I'd like to learn more about the non-liberal Hanania ideology you mentioned.

Scott Sumner's avatar

Another very good post. In my field (economics) we were taught to focus on how people behave, not what they say. To some extent, that's because expressed views are often insincere (as you emphasize)--people wish to "say the right thing". Over time, I've come to realize that there is another problem with expressed views, cognitive errors. For instance, when people rely on "common sense" they tend to underestimate "elasticities", the extent to which people respond to incentives.

When a city proposes something like a congestion charge, it will generally be opposed by a public that is skeptical that it would reduce traffic. When traffic congestion does end up falling, the congestion charge often becomes more popular.

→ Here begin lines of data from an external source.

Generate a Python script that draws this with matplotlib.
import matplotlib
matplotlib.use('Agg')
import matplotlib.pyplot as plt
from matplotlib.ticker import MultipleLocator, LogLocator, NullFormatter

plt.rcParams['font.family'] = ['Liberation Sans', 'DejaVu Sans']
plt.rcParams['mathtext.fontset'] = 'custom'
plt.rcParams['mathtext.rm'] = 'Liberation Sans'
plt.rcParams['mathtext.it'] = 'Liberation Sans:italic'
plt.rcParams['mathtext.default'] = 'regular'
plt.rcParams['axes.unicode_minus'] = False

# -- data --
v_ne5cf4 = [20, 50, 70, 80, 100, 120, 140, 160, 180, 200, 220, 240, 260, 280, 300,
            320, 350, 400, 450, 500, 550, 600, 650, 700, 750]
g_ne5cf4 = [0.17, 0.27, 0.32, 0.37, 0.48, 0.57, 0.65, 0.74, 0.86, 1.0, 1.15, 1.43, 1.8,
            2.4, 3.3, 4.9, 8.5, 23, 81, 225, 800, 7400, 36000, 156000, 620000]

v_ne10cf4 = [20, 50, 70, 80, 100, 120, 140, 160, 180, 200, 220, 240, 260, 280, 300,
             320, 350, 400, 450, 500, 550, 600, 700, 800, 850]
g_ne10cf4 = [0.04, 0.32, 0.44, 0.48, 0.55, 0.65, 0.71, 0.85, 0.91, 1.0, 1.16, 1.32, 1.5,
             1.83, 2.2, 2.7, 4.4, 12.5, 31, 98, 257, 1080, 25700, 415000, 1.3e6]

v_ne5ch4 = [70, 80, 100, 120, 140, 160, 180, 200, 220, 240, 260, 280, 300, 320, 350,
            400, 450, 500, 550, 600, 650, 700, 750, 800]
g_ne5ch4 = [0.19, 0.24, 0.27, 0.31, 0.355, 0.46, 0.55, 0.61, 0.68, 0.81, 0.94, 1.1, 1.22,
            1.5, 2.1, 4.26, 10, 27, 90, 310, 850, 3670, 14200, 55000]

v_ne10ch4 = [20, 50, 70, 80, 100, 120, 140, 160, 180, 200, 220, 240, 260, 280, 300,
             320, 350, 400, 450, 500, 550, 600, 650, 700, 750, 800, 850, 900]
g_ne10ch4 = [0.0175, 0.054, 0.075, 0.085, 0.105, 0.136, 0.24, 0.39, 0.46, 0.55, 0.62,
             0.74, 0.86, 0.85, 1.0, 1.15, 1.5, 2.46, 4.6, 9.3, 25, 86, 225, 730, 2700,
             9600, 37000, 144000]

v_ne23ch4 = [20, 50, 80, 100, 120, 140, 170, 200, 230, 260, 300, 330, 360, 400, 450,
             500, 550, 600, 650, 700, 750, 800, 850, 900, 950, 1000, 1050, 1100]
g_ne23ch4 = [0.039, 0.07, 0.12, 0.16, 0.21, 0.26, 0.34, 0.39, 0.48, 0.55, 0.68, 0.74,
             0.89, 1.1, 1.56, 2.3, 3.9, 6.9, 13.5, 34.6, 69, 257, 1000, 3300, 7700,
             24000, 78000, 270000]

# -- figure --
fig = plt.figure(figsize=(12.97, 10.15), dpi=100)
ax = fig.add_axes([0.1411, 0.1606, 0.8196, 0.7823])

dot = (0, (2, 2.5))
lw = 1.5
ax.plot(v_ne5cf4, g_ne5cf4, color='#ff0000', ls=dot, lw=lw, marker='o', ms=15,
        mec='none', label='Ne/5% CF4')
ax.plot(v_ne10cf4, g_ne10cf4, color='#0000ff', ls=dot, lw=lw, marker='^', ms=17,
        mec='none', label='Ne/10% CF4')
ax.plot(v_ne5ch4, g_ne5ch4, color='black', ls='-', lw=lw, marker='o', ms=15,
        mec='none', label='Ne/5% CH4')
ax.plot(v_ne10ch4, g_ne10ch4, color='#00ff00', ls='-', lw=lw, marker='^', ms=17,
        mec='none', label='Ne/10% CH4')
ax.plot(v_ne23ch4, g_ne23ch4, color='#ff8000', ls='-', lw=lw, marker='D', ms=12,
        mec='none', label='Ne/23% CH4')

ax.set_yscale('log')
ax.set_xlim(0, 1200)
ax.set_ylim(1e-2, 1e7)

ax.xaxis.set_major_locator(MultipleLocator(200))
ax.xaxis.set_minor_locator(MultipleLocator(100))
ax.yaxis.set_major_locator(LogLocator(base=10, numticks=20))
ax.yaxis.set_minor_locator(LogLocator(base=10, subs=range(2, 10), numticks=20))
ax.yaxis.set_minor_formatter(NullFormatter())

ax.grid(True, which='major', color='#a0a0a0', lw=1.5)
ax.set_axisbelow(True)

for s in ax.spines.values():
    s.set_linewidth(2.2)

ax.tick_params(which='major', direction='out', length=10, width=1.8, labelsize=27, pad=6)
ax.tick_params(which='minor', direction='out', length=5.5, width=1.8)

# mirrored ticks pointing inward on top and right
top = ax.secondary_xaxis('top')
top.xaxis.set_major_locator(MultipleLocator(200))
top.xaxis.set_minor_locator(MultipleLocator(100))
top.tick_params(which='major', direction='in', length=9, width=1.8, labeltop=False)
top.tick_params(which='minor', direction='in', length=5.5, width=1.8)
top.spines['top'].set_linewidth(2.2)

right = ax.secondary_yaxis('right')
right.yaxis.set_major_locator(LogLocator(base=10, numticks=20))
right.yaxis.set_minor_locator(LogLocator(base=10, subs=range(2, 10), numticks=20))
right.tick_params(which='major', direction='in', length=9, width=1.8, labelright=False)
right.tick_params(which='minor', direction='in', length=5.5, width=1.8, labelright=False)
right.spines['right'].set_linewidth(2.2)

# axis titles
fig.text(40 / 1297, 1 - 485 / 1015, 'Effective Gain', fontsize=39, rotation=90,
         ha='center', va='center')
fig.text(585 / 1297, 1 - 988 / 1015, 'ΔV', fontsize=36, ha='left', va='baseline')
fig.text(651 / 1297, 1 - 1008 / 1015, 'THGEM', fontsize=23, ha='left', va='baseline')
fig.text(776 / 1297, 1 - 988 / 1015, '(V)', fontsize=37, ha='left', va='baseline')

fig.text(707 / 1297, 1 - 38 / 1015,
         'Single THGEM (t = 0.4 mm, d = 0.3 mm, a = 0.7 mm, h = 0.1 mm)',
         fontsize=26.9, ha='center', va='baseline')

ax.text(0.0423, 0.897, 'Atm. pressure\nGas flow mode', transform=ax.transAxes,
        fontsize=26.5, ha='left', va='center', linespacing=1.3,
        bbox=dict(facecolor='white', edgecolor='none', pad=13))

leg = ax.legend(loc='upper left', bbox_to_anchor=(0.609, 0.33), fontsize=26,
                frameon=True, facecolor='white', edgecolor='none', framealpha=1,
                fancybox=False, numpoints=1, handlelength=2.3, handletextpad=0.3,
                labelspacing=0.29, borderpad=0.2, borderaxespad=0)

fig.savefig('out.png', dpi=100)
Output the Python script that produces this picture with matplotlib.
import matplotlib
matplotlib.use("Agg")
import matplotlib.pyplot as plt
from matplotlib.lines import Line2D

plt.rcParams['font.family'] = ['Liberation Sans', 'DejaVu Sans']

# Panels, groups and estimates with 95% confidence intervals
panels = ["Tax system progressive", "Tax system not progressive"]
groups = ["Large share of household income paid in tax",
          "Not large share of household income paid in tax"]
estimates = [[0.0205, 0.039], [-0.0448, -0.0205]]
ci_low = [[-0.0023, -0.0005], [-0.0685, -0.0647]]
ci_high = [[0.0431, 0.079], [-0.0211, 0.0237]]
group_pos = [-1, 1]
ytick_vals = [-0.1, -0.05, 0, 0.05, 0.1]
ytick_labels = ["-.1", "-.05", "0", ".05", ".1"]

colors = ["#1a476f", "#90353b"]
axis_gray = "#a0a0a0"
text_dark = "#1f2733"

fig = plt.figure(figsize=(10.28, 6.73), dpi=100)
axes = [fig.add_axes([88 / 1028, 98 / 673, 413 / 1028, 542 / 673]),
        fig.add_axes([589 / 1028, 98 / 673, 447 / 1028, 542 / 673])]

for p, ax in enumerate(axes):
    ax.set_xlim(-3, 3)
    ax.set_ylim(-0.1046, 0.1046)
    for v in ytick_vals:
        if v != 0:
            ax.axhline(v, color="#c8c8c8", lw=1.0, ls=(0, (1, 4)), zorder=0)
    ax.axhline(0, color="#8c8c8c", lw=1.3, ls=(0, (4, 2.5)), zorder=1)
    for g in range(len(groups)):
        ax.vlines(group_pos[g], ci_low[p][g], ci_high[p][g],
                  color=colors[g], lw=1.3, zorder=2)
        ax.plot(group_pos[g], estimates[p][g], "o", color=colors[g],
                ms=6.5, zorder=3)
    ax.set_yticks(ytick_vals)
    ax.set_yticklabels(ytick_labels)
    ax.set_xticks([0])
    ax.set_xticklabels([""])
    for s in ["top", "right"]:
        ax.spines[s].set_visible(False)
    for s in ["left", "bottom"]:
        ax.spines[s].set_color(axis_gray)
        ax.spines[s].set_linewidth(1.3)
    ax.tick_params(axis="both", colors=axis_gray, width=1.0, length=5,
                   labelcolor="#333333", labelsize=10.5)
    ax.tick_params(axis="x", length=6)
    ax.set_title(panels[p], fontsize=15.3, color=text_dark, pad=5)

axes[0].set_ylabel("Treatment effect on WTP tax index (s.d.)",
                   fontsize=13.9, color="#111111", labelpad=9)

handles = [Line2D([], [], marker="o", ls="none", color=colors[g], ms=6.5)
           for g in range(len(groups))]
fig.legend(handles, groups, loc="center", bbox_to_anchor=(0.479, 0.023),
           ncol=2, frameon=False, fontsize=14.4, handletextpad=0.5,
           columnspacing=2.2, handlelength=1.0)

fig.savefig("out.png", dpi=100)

My favorite example involved my father, who was a heavy smoker. He would deny that cigarette taxes would reduce smoking, a habit he viewed as an addiction. Much later in life my mother casually mentioned that she had smoked in college, something I never imagined. I asked her why she stopped, and she said "When your father and I got married we decided we could only afford one smoker in the family." My father (who had a high IQ) had failed to see the impact of economic incentives even when it operated within his own family, which shows how much our common sense intuition can mislead us on incentive effects.

Many public policies such as minimum wages, mandated job benefits, and rent controls would be less popular if people correctly understood the relevant elasticities.